Alpine transport can prove a bit of a poser for the impoverished seasonnaire, particularly those still doing the biannual commute between UK and Alps. The ideal day to day vehicle for the mountains in winter is probably some kind of rugged little 4×4, which is going to be far from perfect from the point of view of motorway comfort (it’s a long way from Calais in a vintage Lada Niva with a pair of skis lodged in your left ear) or petrol consumption, which is a prime consideration when your employer thinks £200 a month is adequate remuneration for a full time member of staff.
On top of that, there’s the fact that British insurance companies seem to consider it reasonable to charge you extra if you wish to leave the country. Possibly it’s time someone explained to them that the rest of the world is not actually a war zone, despite the best efforts of Messers Blair and Bush in that direction. But no, should you have the temerity to leave the British Isles you can expect to have your pocket picked for the privilege of driving your own vehicle around on the same bloody continent. And what’s more, you can only expect to do so for a month, after which you have to scuttle off home or they’ll drop your insurance cover to third party only, despite the fact that you paid through the nose for fully comp in the first place.
My solution to this was to drive old bangers worth £500 a time, insure them third party only in the UK and give the prongs to venal insurance ‘customer service executives’ when they told me lies about needing to pay for a green card. Of course, this strategy only works for as long as you can reasonably pretend to be domiciled at your parents’ UK address – it wears a bit thin once you’ve bought a house in France and haven’t crossed the channel in two years.
The advantage of giving up any pretence that the whole seasonal arrangement is temporary and you fully intend to get a real job and a mountain of unmanageable debt like a proper adult is that you can stop looking for compromise transport, forget the motorway thing and just get something in which to tootle around the Alps.
My first bagnole was a very elderly Fiat Panda 4×4, which was, to be frank, an overpriced old heap. Had I inspected it myself I probably wouldn’t have bought it, but I made the fatal error of sending JC, forgetting that he is a confirmed motard who doesn’t know the first thing about cars and doesn’t care either.

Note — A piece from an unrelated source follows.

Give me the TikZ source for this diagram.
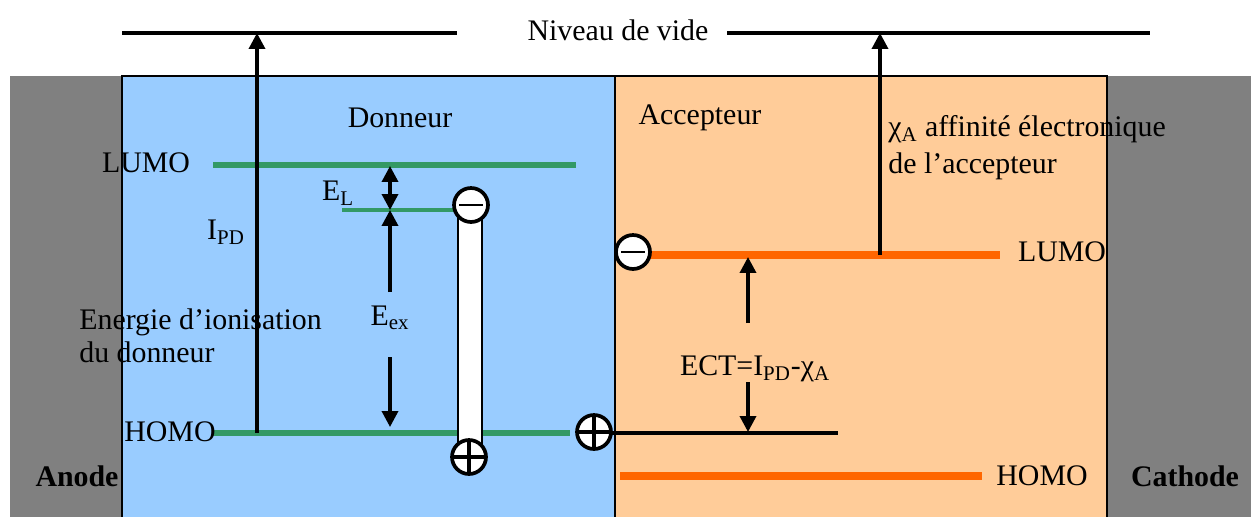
\documentclass[tikz,border=0pt]{standalone}
\usepackage{fontspec}
\setmainfont{Liberation Serif}
\usetikzlibrary{arrows.meta}
\definecolor{DonBlue}{HTML}{99CCFF}
\definecolor{AccPeach}{HTML}{FFCC99}
\definecolor{ElecGray}{HTML}{808080}
\definecolor{LevGreen}{HTML}{339966}
\definecolor{LevOrange}{HTML}{FF6600}

\begin{document}
\begin{tikzpicture}[x=0.02cm,y=-0.02cm,
    txt/.style={font=\fontsize{17}{20}\selectfont,inner sep=0pt},
    arr/.style={-{Triangle[length=3.2mm,width=3.2mm]},line width=2pt},
    darr/.style={{Triangle[length=3.2mm,width=3.2mm]}-{Triangle[length=3.2mm,width=3.2mm]},line width=2pt},
    lev/.style={line width=3.8pt},
    charge/.style={circle,draw,line width=2.1pt,fill=white,minimum size=0.68cm,inner sep=0pt},
    elec/.style={charge,path picture={\draw[line width=1.2pt] ([xshift=-2.4mm]path picture bounding box.center) -- ([xshift=2.4mm]path picture bounding box.center);}},
    hole/.style={charge,path picture={\draw[line width=2pt] (path picture bounding box.north) -- (path picture bounding box.south) (path picture bounding box.west) -- (path picture bounding box.east);}}
  ]
    \useasboundingbox (0,0) rectangle (1251,517);

    % electrodes and layers
    \fill[ElecGray] (10,76) rectangle (122,517);
    \fill[ElecGray] (1107,76) rectangle (1251,517);
    \draw[fill=DonBlue,line width=0.9pt] (122,517) -- (122,76) -- (615,76) -- (615,517);
    \draw[fill=AccPeach,line width=0.9pt] (615,517) -- (615,76) -- (1107,76) -- (1107,517);

    % vacuum level
    \node[txt] (vide) at (618,30) {Niveau de vide};
    \draw[line width=2.5pt] (122,33) -- (457,33);
    \draw[line width=2.5pt] (727,33) -- (1150,33);

    % donor levels
    \draw[lev,LevGreen] (213,165) -- (576,165);
    \draw[line width=2pt,LevGreen] (342,210) -- (455,210);
    \draw[lev,LevGreen] (213,433) -- (570,433);
    % acceptor levels
    \draw[line width=4.4pt,LevOrange] (650,255) -- (1000,255);
    \draw[line width=2.6pt] (612,433) -- (838,433);
    \draw[line width=4.4pt,LevOrange] (620,476) -- (982,476);

    \coordinate (vacD) at (257,33);
    \coordinate (homoD) at (257,433);
    \coordinate (vacA) at (880,33);
    \coordinate (lumoA) at (880,255);
    \coordinate (lumoTop) at (390,166);
    \coordinate (excLev) at (390,210);
    \coordinate (exUp) at (390,292);
    \coordinate (exDn) at (390,357);
    \coordinate (exBot) at (390,427);
    \coordinate (ctUp) at (748,323);
    \coordinate (ctTip) at (748,257);
    \coordinate (ctDn) at (748,382);
    \coordinate (ctBot) at (748,432);

    % exciton
    \draw[fill=white,line width=1.4pt] (458,205) rectangle (482,455);
    \node[elec] (eD) at (471,205) {};
    \node[hole] (hD) at (469,457) {};
    \node[hole] (hI) at (594,432) {};
    \node[elec] (eA) at (633,252) {};

    % energies
    \draw[arr] (homoD) -- (vacD);
    \draw[arr] (lumoA) -- (vacA);
    \draw[darr] (lumoTop) -- (excLev);
    \draw[arr] (exUp) -- (excLev);
    \draw[arr] (exDn) -- (exBot);
    \draw[arr] (ctUp) -- (ctTip);
    \draw[arr] (ctDn) -- (ctBot);

    % labels
    \node[txt] (don) at (400,118) {Donneur};
    \node[txt] (acc) at (700,118) {Accepteur};
    \node[txt] (lumoDL) at (146,163) {LUMO};
    \node[txt] (homoDL) at (170,432) {HOMO};
    \node[txt] (lumoAL) at (1062,252) {LUMO};
    \node[txt] (homoAL) at (1042,476) {HOMO};
    \node[txt] (eL) at (338,193) {E\textsubscript{L}};
    \node[txt] (ipd) at (226,232) {I\textsubscript{PD}};
    \node[txt] (eex) at (390,318) {E\textsubscript{ex}};
    \node[txt,anchor=west,align=left,font=\fontsize{17}{19}\selectfont] (ion) at (79,336) {Energie d’ionisation\\du donneur};
    \node[txt,anchor=west,align=left,font=\fontsize{17}{21}\selectfont] (chi) at (888,148) {χ\textsubscript{A} affinité électronique\\de l’accepteur};
    \node[txt] (ect) at (755,369) {ECT=I\textsubscript{PD}-χ\textsubscript{A}};
    \node[txt,font=\fontsize{17}{20}\selectfont\bfseries] (anode) at (77,476) {Anode};
    \node[txt,font=\fontsize{17}{20}\selectfont\bfseries] (cathode) at (1185,476) {Cathode};
  \end{tikzpicture}
\end{document}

In the Panda’s favour, it drove like magic in the snow. I frequently passed the drivers of much fancier and more expensive vehicles grovelling in the slush with torches and snowchain instruction books while my trusty heap beetled doggedly on through axle-deep snow. No, it wasn’t very fast, but nor did I have frostbitten fingers, a wet arse and an imminent divorce following the I-said-you-should-have-tried-them-at-home-first conversation regarding the snowchains.
The down side turned out to be a problem with the carburettor, water in the fuel system and a cross-threaded spark plug which wasn’t about to leave the engine block even in the event of a small thermonuclear explosion. Though it did have leather upholstery. (Honestly, why does anyone pay extra for that? Frostbite in the winter and third degree burns to the legs all summer.)
Selling the thing proved less than easy as well, since other buyers were clearly much more savvy than JC and recognised someone trying to offload a complete liability of an old banger when they saw it.
Having finally shifted it, I drew up criteria for new transport. It had to be 10 years old or less (no more antiques with manual chokes, thank you very much), small (ie cheap), French (ditto) and cost no more than 2000€. I reluctantly dropped the 4×4 requirement – at that price I’d probably end up with a donkey.
Which is why I am now the proud owner of a Twingo, a vehicle which is about as small and French as it gets, and looks like a frog into the bargain, which is a bit of a bonus. Renault never sold the Twingo in the UK and Ireland in the mistaken belief that there wasn’t a market for small cars (because the Mini was never popular, was it?) so it wasn’t worth going to all the effort of makng a right hand drive version. Obviously this hasn’t stopped mad British eccentrics founding an owners club and pestering MEPs about import rules.
The car sold like hot cakes in France, particularly to students and young drivers, which has absolutely nothing whatsoever to do with the fact that you can fold all the seats flat into a makeshift double bed.
Fitted with snow tyres it even makes light of knee-deep snow, which is just as well, since my quest to find snowchains small enough for it has been an abject failure and I’ve been driving around without any all winter.